> _Material provided_
* * * * * * *
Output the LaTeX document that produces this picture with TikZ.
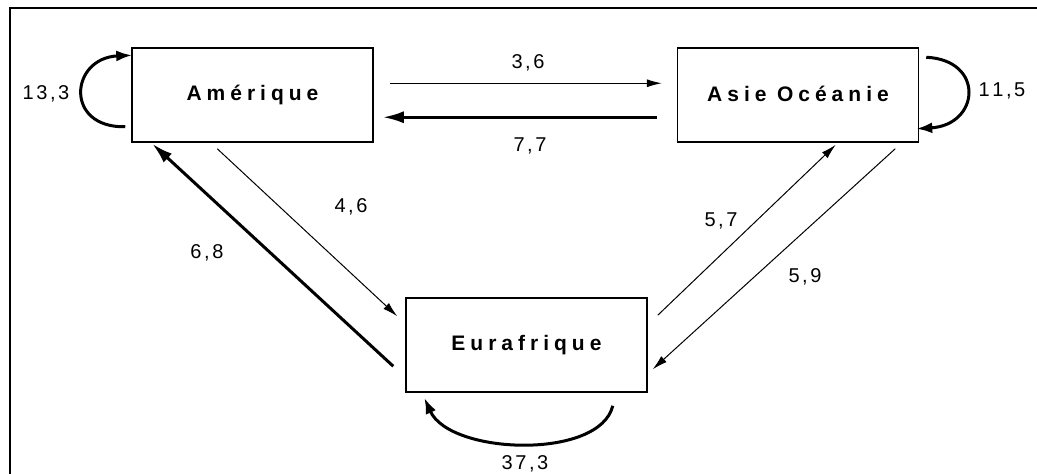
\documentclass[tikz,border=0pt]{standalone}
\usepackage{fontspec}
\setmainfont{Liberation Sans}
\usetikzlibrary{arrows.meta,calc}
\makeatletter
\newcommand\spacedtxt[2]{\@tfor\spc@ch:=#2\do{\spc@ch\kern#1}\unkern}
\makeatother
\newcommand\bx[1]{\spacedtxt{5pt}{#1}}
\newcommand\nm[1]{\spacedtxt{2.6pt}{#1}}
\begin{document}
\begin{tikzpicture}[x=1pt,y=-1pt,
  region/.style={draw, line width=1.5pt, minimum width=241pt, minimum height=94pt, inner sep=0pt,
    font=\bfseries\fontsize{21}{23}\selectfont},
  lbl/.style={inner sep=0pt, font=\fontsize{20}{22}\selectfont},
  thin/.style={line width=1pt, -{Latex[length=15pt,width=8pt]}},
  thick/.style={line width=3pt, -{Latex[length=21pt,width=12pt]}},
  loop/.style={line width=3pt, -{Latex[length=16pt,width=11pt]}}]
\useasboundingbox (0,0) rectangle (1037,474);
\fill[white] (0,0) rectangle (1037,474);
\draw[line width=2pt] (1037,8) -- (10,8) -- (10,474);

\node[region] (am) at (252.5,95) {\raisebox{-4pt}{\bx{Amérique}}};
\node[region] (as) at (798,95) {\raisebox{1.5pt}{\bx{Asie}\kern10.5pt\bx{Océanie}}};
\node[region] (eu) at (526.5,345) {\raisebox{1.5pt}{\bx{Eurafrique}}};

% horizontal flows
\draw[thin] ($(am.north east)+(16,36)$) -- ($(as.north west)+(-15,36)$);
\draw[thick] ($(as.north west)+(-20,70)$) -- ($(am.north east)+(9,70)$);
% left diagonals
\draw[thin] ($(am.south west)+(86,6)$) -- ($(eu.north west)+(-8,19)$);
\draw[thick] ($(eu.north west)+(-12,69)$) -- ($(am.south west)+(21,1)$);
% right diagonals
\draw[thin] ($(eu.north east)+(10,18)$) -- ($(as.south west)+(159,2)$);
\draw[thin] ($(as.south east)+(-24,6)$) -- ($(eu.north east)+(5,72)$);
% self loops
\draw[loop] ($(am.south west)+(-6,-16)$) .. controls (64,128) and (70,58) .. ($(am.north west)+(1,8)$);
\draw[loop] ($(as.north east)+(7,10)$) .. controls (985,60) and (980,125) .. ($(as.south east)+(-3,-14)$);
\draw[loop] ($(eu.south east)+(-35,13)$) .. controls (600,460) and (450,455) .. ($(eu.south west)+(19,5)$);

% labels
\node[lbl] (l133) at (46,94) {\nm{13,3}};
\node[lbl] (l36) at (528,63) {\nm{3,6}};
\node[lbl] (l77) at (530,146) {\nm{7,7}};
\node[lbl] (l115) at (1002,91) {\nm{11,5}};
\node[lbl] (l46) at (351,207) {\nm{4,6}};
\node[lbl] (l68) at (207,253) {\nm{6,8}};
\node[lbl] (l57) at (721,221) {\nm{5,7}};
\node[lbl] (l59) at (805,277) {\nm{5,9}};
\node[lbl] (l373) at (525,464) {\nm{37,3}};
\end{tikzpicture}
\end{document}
* * * * * * *
> _Exercise brief_
Copy out each line exactly, without the pictures.

> _Worked solution_
Output the LaTeX document that produces this picture with TikZ.
\documentclass[tikz,border=0pt]{standalone}
\usepackage{fontspec}
\setmainfont{Liberation Sans}
\usetikzlibrary{arrows.meta,calc}
\makeatletter
\newcommand\spacedtxt[2]{\@tfor\spc@ch:=#2\do{\spc@ch\kern#1}\unkern}
\makeatother
\newcommand\bx[1]{\spacedtxt{5pt}{#1}}
\newcommand\nm[1]{\spacedtxt{2.6pt}{#1}}
\begin{document}
\begin{tikzpicture}[x=1pt,y=-1pt,
  region/.style={draw, line width=1.5pt, minimum width=241pt, minimum height=94pt, inner sep=0pt,
    font=\bfseries\fontsize{21}{23}\selectfont},
  lbl/.style={inner sep=0pt, font=\fontsize{20}{22}\selectfont},
  thin/.style={line width=1pt, -{Latex[length=15pt,width=8pt]}},
  thick/.style={line width=3pt, -{Latex[length=21pt,width=12pt]}},
  loop/.style={line width=3pt, -{Latex[length=16pt,width=11pt]}}]
\useasboundingbox (0,0) rectangle (1037,474);
\fill[white] (0,0) rectangle (1037,474);
\draw[line width=2pt] (1037,8) -- (10,8) -- (10,474);

\node[region] (am) at (252.5,95) {\raisebox{-4pt}{\bx{Amérique}}};
\node[region] (as) at (798,95) {\raisebox{1.5pt}{\bx{Asie}\kern10.5pt\bx{Océanie}}};
\node[region] (eu) at (526.5,345) {\raisebox{1.5pt}{\bx{Eurafrique}}};

% horizontal flows
\draw[thin] ($(am.north east)+(16,36)$) -- ($(as.north west)+(-15,36)$);
\draw[thick] ($(as.north west)+(-20,70)$) -- ($(am.north east)+(9,70)$);
% left diagonals
\draw[thin] ($(am.south west)+(86,6)$) -- ($(eu.north west)+(-8,19)$);
\draw[thick] ($(eu.north west)+(-12,69)$) -- ($(am.south west)+(21,1)$);
% right diagonals
\draw[thin] ($(eu.north east)+(10,18)$) -- ($(as.south west)+(159,2)$);
\draw[thin] ($(as.south east)+(-24,6)$) -- ($(eu.north east)+(5,72)$);
% self loops
\draw[loop] ($(am.south west)+(-6,-16)$) .. controls (64,128) and (70,58) .. ($(am.north west)+(1,8)$);
\draw[loop] ($(as.north east)+(7,10)$) .. controls (985,60) and (980,125) .. ($(as.south east)+(-3,-14)$);
\draw[loop] ($(eu.south east)+(-35,13)$) .. controls (600,460) and (450,455) .. ($(eu.south west)+(19,5)$);

% labels
\node[lbl] (l133) at (46,94) {\nm{13,3}};
\node[lbl] (l36) at (528,63) {\nm{3,6}};
\node[lbl] (l77) at (530,146) {\nm{7,7}};
\node[lbl] (l115) at (1002,91) {\nm{11,5}};
\node[lbl] (l46) at (351,207) {\nm{4,6}};
\node[lbl] (l68) at (207,253) {\nm{6,8}};
\node[lbl] (l57) at (721,221) {\nm{5,7}};
\node[lbl] (l59) at (805,277) {\nm{5,9}};
\node[lbl] (l373) at (525,464) {\nm{37,3}};
\end{tikzpicture}
\end{document}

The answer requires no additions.